= Bernie Friedkin =

American boxer (1917–2007)

Bernie "Schoolboy" Friedkin (July 10, 1917 – January 18, 2007) was an American lightweight boxer who fought professionally from 1935 to 1941.

Friedkin was one of Morris and Bessie Friedkin's seven children. He grew up in the Brownsville section of Brooklyn, which was then predominantly Jewish. During that era Brownsville was a rough and tumble neighborhood. At the time Friedkin was growing up, boxing was popular among Jewish American boys from poor families like Friedkin's. The 5' 6" Friedkin took up boxing. As a boy, Friedkin learned to read by concentrating on Ring magazine; he also set up a makeshift boxing ring in his basement.

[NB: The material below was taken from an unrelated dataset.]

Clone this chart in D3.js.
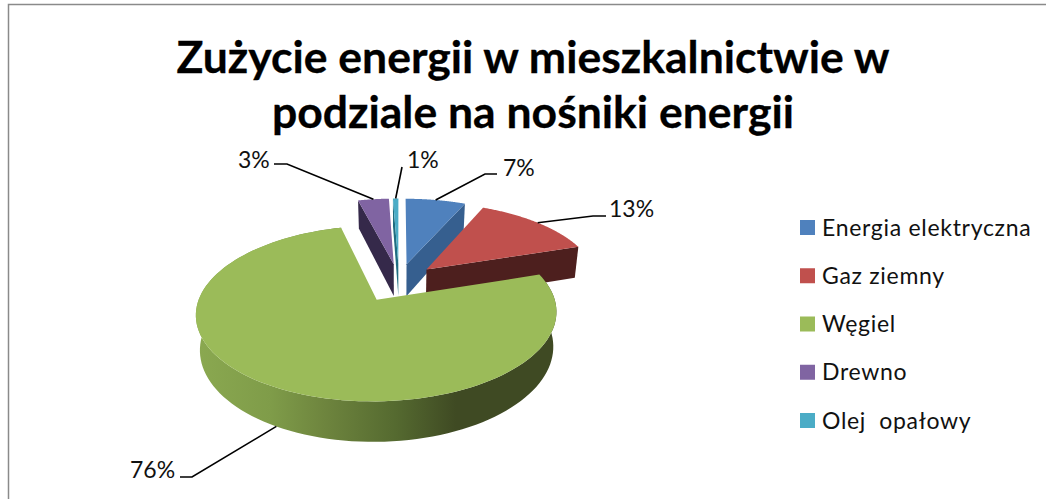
<!DOCTYPE html>
<html lang="pl"><head><meta charset="utf-8">
<style>html,body{margin:0;padding:0;background:#fff}svg{display:block}</style>
<script src="https://cdn.jsdelivr.net/npm/d3@7/dist/d3.min.js"></script>
</head><body>
<script>
const categories = ["Energia elektryczna", "Gaz ziemny", "Węgiel", "Drewno", "Olej  opałowy"];
const shareValues = [6.6, 13.4, 76.0, 3.4, 0.6];
const titleLines = ["Zużycie energii w mieszkalnictwie w", "podziale na nośniki energii"];

const topColors = ["#4f81bd", "#c0504d", "#9bbb59", "#8064a2", "#4bacc6"];
const wallColors = ["#365f8f", "#4d1f1e", "#55682f", "#35294a", "#1f6d80"];
const explosion = [0.22, 0.22, 0.26, 0.22, 0.22];
const labelAt = [[503, 176], [609, 217], [130, 478], [238, 168], [407, 168]];
const elbows = [[[497,174],[485,174]], [[606,216],[593,216]], [[180,477],[192,477]], [[274,164],[287,164]], [[402,167],[402,167]]];
const anchorAngleDepth = [0, 0, 1, 0, 0];

const W = 1046, H = 499;
const svg = d3.select("body").append("svg").attr("width", W).attr("height", H);
svg.append("rect").attr("width", W).attr("height", H).attr("fill", "#fff");
svg.append("path").attr("d", `M8.5,${H}V4.5H${W}`).attr("fill", "none").attr("stroke", "#8a8a8a").attr("stroke-width", 1.5);

const defs = svg.append("defs");
const grad = defs.append("linearGradient").attr("id", "greenWall").attr("gradientUnits", "userSpaceOnUse")
  .attr("x1", 199).attr("x2", 556).attr("y1", 0).attr("y2", 0);
[[0, "#8aa850"], [0.2, "#7f9c49"], [0.35, "#6e853e"], [0.55, "#556a30"], [0.72, "#3f4a23"], [1, "#3f4a23"]]
  .forEach(s => grad.append("stop").attr("offset", s[0]).attr("stop-color", s[1]));

// perspective view of the pie disc
const cx = 399, cy = 281, R = 172, RK = 80, P = 0.15, D = 33;
function project(X, Y, z) {
  const w = 1 + P * Y;
  const shrink = 1 - 0.02 * z / D;
  return [cx + shrink * R * X / w, cy - RK * Y / w + z / w];
}

const arcs = d3.pie().sort(null).startAngle(0).endAngle(2 * Math.PI)(shareValues);
const slices = arcs.map((a, i) => {
  const mid = (a.startAngle + a.endAngle) / 2;
  return { i, a, mid, ox: explosion[i] * Math.sin(mid), oy: explosion[i] * Math.cos(mid) };
});
const rim = (s, ang, z) => project(s.ox + Math.sin(ang), s.oy + Math.cos(ang), z);
const apex = (s, z) => project(s.ox, s.oy, z);
const sweep = s => d3.range(0, 121).map(k => s.a.startAngle + (s.a.endAngle - s.a.startAngle) * k / 120);
const line = d3.line();

const pieG = svg.append("g");
[3, 4, 0, 1, 2].forEach(idx => {
  const s = slices[idx];
  if (idx === 2) {
    const a = sweep(s);
    pieG.append("path")
      .attr("d", line(a.map(t => rim(s, t, 0)).concat(a.slice().reverse().map(t => rim(s, t, D)))) + "Z")
      .attr("fill", "url(#greenWall)");
  } else {
    // the cut face that turns to the viewer
    const t = (idx === 3 || idx === 4) ? s.a.startAngle : s.a.endAngle;
    pieG.append("path")
      .attr("d", line([apex(s, 0), rim(s, t, 0), rim(s, t, D), apex(s, D)]) + "Z")
      .attr("fill", wallColors[idx]);
  }
  pieG.append("path")
    .attr("d", line([apex(s, 0)].concat(sweep(s).map(t => rim(s, t, 0)))) + "Z")
    .attr("fill", topColors[idx]);
});

// leader lines and percentage labels
const labelFont = "Lato, 'Open Sans', sans-serif";
slices.forEach(s => {
  const i = s.i;
  const anchor = rim(s, s.mid, anchorAngleDepth[i] ? D : 0);
  svg.append("path").attr("d", line([elbows[i][0], elbows[i][1], anchor]))
    .attr("fill", "none").attr("stroke", "#000").attr("stroke-width", 1.6);
  svg.append("text").attr("x", labelAt[i][0]).attr("y", labelAt[i][1])
    .attr("font-family", labelFont).attr("font-size", 23).attr("fill", "#111")
    .text(Math.round(shareValues[i]) + "%");
});

// title
svg.selectAll("text.title").data(titleLines).join("text").attr("class", "title")
  .attr("x", 533).attr("y", (d, i) => 73 + i * 55)
  .attr("text-anchor", "middle").attr("font-family", labelFont)
  .attr("font-weight", 700).attr("font-size", 44.5).attr("fill", "#000")
  .attr("stroke", "#000").attr("stroke-width", 0.3).text(d => d);

// legend
const legendY = d3.scalePoint().domain(categories).range([227.5, 420.5]);
const lg = svg.append("g").selectAll("g").data(categories).join("g")
  .attr("transform", d => `translate(800,${legendY(d)})`);
lg.append("rect").attr("y", -7.5).attr("width", 15).attr("height", 15).attr("fill", (d, i) => topColors[i]);
lg.append("text").attr("x", 22).attr("y", 8).attr("font-family", labelFont).attr("font-size", 23)
  .attr("letter-spacing", 0.7).attr("fill", "#111").style("white-space", "pre").text(d => d);
</script>
</body></html>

Starting as a featherweight at 126 pounds, Friedkin bulked up to 135 pounds to become a lightweight. He had success as a lightweight in the late 1930s and the early 1940s. His small stature and youngish face led to his being labeled Bernie "Schoolboy" Friedkin. He may be most remembered for a fight on March 9, 1937, in front of 5,000 fans at the Broadway Arena in Brooklyn. In the eight-round main event, Friedkin fought Kid Chocolate, the former world featherweight champion, to a draw. The draw surprised the fans and resulted in booing. His record was 48 wins, 9 losses, and, unually, 11 draws. Friedkin died on January 18, 2007, and was survived by his wife of 60 years, Leonore Bennett, and their two daughters. They lived for many years in the Glenwood Houses in Brooklyn.